» **What you need to do**
Copy each line of the data below exactly, leaving out pictures.

» **Recorded data**

--------------------------------------------------

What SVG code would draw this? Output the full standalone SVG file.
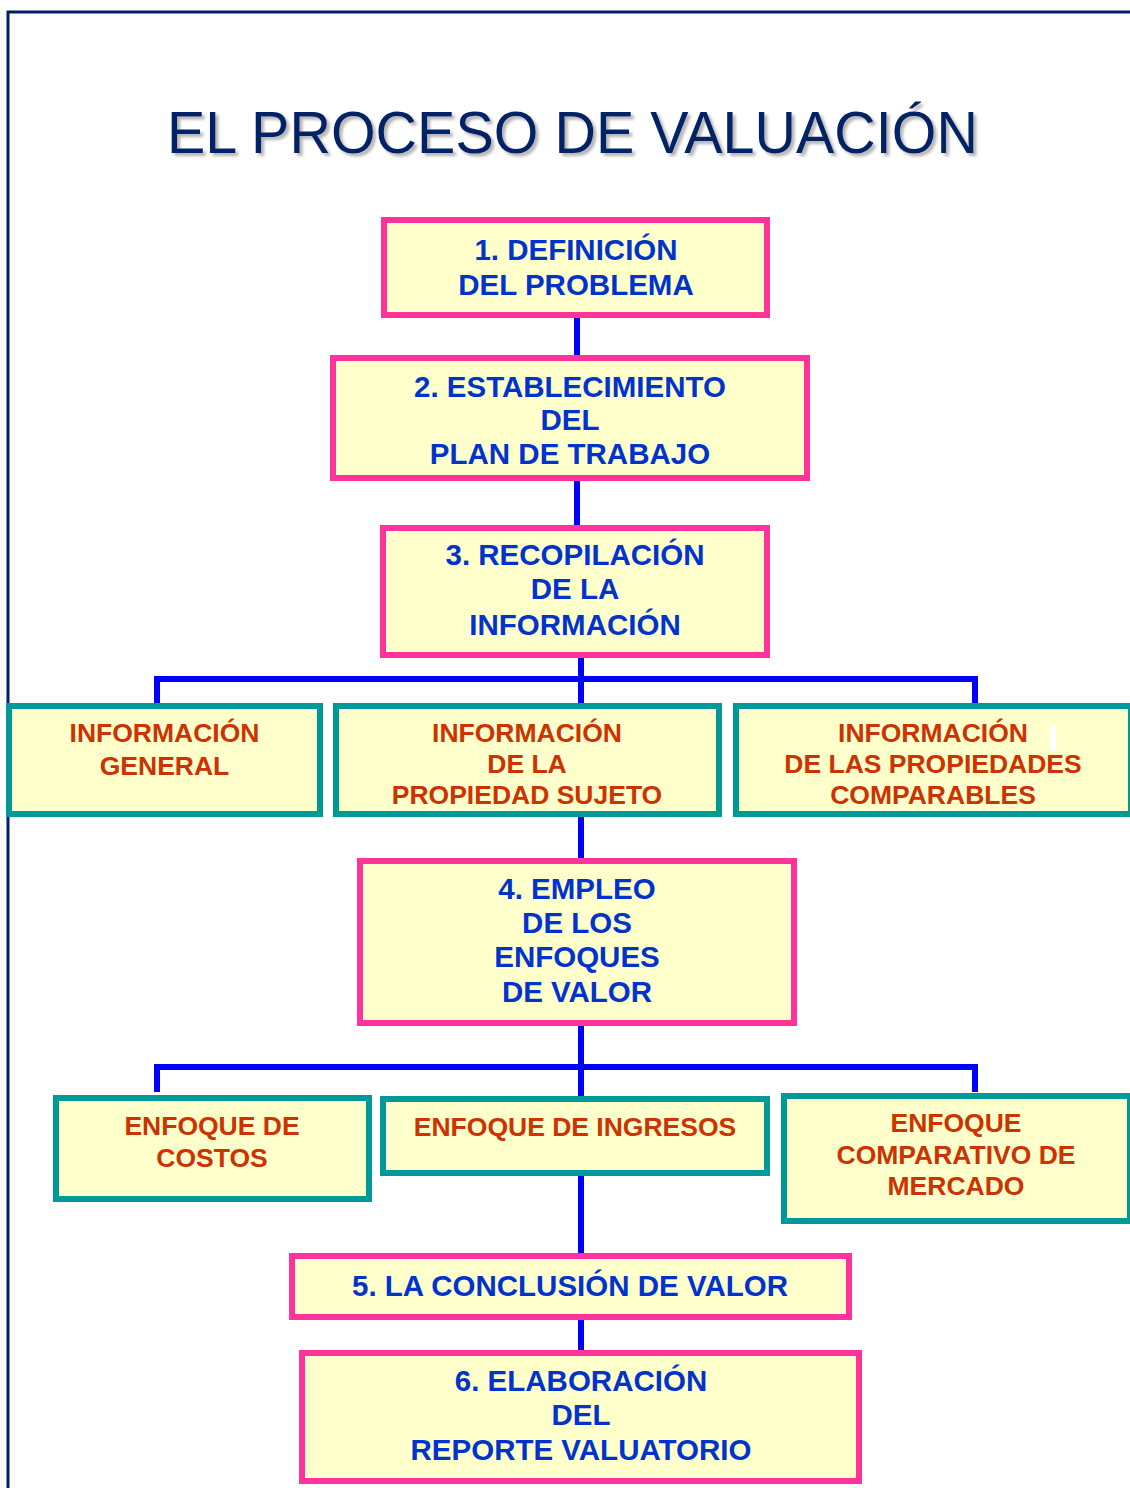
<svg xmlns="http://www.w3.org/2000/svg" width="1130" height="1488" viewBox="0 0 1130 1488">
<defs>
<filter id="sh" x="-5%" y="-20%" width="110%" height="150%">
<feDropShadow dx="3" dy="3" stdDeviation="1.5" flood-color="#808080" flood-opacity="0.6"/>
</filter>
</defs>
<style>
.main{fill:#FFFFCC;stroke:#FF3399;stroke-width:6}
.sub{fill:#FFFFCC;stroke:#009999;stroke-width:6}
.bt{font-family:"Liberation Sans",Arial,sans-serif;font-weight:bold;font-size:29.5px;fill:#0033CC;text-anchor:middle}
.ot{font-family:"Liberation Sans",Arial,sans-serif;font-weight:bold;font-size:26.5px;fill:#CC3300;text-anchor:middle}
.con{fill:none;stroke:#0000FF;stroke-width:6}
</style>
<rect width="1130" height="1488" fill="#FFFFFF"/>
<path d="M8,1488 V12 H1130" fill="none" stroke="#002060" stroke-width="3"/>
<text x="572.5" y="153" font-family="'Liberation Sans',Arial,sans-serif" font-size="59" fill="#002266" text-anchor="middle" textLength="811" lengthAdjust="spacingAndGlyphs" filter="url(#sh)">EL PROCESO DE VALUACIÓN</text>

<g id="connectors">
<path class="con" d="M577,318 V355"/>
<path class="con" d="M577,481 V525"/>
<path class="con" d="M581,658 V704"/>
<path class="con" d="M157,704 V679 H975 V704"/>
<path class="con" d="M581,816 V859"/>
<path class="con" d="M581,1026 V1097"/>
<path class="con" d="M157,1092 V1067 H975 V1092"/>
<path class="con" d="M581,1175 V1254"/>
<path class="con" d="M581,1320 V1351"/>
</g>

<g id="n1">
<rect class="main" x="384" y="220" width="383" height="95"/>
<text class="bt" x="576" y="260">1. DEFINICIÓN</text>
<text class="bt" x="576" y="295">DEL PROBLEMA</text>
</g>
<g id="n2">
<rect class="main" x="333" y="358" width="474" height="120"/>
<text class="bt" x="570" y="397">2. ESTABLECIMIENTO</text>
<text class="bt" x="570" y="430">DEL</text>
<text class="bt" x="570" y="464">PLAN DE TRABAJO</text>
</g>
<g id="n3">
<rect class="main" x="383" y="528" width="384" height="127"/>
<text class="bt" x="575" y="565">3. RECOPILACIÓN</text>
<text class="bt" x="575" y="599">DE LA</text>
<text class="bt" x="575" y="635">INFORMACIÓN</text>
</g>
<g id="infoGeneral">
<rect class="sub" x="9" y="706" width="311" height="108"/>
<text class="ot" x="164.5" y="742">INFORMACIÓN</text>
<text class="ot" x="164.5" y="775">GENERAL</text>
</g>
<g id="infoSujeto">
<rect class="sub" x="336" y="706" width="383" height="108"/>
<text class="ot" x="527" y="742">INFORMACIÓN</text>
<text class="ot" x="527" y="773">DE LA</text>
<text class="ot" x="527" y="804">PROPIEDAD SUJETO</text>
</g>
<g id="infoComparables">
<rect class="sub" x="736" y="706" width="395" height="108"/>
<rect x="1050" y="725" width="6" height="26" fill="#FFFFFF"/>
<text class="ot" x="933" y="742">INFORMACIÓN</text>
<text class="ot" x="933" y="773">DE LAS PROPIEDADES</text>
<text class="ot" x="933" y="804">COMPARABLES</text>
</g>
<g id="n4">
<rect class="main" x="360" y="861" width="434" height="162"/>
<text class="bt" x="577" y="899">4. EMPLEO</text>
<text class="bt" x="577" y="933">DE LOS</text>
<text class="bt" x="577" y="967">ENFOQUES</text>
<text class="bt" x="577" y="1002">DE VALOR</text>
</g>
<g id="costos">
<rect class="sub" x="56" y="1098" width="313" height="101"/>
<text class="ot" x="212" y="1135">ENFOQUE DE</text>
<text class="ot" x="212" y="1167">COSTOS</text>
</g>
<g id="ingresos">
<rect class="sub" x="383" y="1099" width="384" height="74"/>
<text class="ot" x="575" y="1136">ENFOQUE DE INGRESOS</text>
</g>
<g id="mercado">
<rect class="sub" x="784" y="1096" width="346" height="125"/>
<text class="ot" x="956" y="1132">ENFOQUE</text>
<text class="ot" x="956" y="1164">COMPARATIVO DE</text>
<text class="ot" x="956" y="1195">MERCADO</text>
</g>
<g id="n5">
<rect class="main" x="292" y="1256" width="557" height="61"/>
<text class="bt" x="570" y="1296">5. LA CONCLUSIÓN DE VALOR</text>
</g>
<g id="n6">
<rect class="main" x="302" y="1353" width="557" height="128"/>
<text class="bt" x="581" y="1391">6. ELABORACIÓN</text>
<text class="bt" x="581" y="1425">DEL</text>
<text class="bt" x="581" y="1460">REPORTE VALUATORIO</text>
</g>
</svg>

--------------------------------------------------

» **Worked answer**
What SVG code would draw this? Output the full standalone SVG file.
<svg xmlns="http://www.w3.org/2000/svg" width="1130" height="1488" viewBox="0 0 1130 1488">
<defs>
<filter id="sh" x="-5%" y="-20%" width="110%" height="150%">
<feDropShadow dx="3" dy="3" stdDeviation="1.5" flood-color="#808080" flood-opacity="0.6"/>
</filter>
</defs>
<style>
.main{fill:#FFFFCC;stroke:#FF3399;stroke-width:6}
.sub{fill:#FFFFCC;stroke:#009999;stroke-width:6}
.bt{font-family:"Liberation Sans",Arial,sans-serif;font-weight:bold;font-size:29.5px;fill:#0033CC;text-anchor:middle}
.ot{font-family:"Liberation Sans",Arial,sans-serif;font-weight:bold;font-size:26.5px;fill:#CC3300;text-anchor:middle}
.con{fill:none;stroke:#0000FF;stroke-width:6}
</style>
<rect width="1130" height="1488" fill="#FFFFFF"/>
<path d="M8,1488 V12 H1130" fill="none" stroke="#002060" stroke-width="3"/>
<text x="572.5" y="153" font-family="'Liberation Sans',Arial,sans-serif" font-size="59" fill="#002266" text-anchor="middle" textLength="811" lengthAdjust="spacingAndGlyphs" filter="url(#sh)">EL PROCESO DE VALUACIÓN</text>

<g id="connectors">
<path class="con" d="M577,318 V355"/>
<path class="con" d="M577,481 V525"/>
<path class="con" d="M581,658 V704"/>
<path class="con" d="M157,704 V679 H975 V704"/>
<path class="con" d="M581,816 V859"/>
<path class="con" d="M581,1026 V1097"/>
<path class="con" d="M157,1092 V1067 H975 V1092"/>
<path class="con" d="M581,1175 V1254"/>
<path class="con" d="M581,1320 V1351"/>
</g>

<g id="n1">
<rect class="main" x="384" y="220" width="383" height="95"/>
<text class="bt" x="576" y="260">1. DEFINICIÓN</text>
<text class="bt" x="576" y="295">DEL PROBLEMA</text>
</g>
<g id="n2">
<rect class="main" x="333" y="358" width="474" height="120"/>
<text class="bt" x="570" y="397">2. ESTABLECIMIENTO</text>
<text class="bt" x="570" y="430">DEL</text>
<text class="bt" x="570" y="464">PLAN DE TRABAJO</text>
</g>
<g id="n3">
<rect class="main" x="383" y="528" width="384" height="127"/>
<text class="bt" x="575" y="565">3. RECOPILACIÓN</text>
<text class="bt" x="575" y="599">DE LA</text>
<text class="bt" x="575" y="635">INFORMACIÓN</text>
</g>
<g id="infoGeneral">
<rect class="sub" x="9" y="706" width="311" height="108"/>
<text class="ot" x="164.5" y="742">INFORMACIÓN</text>
<text class="ot" x="164.5" y="775">GENERAL</text>
</g>
<g id="infoSujeto">
<rect class="sub" x="336" y="706" width="383" height="108"/>
<text class="ot" x="527" y="742">INFORMACIÓN</text>
<text class="ot" x="527" y="773">DE LA</text>
<text class="ot" x="527" y="804">PROPIEDAD SUJETO</text>
</g>
<g id="infoComparables">
<rect class="sub" x="736" y="706" width="395" height="108"/>
<rect x="1050" y="725" width="6" height="26" fill="#FFFFFF"/>
<text class="ot" x="933" y="742">INFORMACIÓN</text>
<text class="ot" x="933" y="773">DE LAS PROPIEDADES</text>
<text class="ot" x="933" y="804">COMPARABLES</text>
</g>
<g id="n4">
<rect class="main" x="360" y="861" width="434" height="162"/>
<text class="bt" x="577" y="899">4. EMPLEO</text>
<text class="bt" x="577" y="933">DE LOS</text>
<text class="bt" x="577" y="967">ENFOQUES</text>
<text class="bt" x="577" y="1002">DE VALOR</text>
</g>
<g id="costos">
<rect class="sub" x="56" y="1098" width="313" height="101"/>
<text class="ot" x="212" y="1135">ENFOQUE DE</text>
<text class="ot" x="212" y="1167">COSTOS</text>
</g>
<g id="ingresos">
<rect class="sub" x="383" y="1099" width="384" height="74"/>
<text class="ot" x="575" y="1136">ENFOQUE DE INGRESOS</text>
</g>
<g id="mercado">
<rect class="sub" x="784" y="1096" width="346" height="125"/>
<text class="ot" x="956" y="1132">ENFOQUE</text>
<text class="ot" x="956" y="1164">COMPARATIVO DE</text>
<text class="ot" x="956" y="1195">MERCADO</text>
</g>
<g id="n5">
<rect class="main" x="292" y="1256" width="557" height="61"/>
<text class="bt" x="570" y="1296">5. LA CONCLUSIÓN DE VALOR</text>
</g>
<g id="n6">
<rect class="main" x="302" y="1353" width="557" height="128"/>
<text class="bt" x="581" y="1391">6. ELABORACIÓN</text>
<text class="bt" x="581" y="1425">DEL</text>
<text class="bt" x="581" y="1460">REPORTE VALUATORIO</text>
</g>
</svg>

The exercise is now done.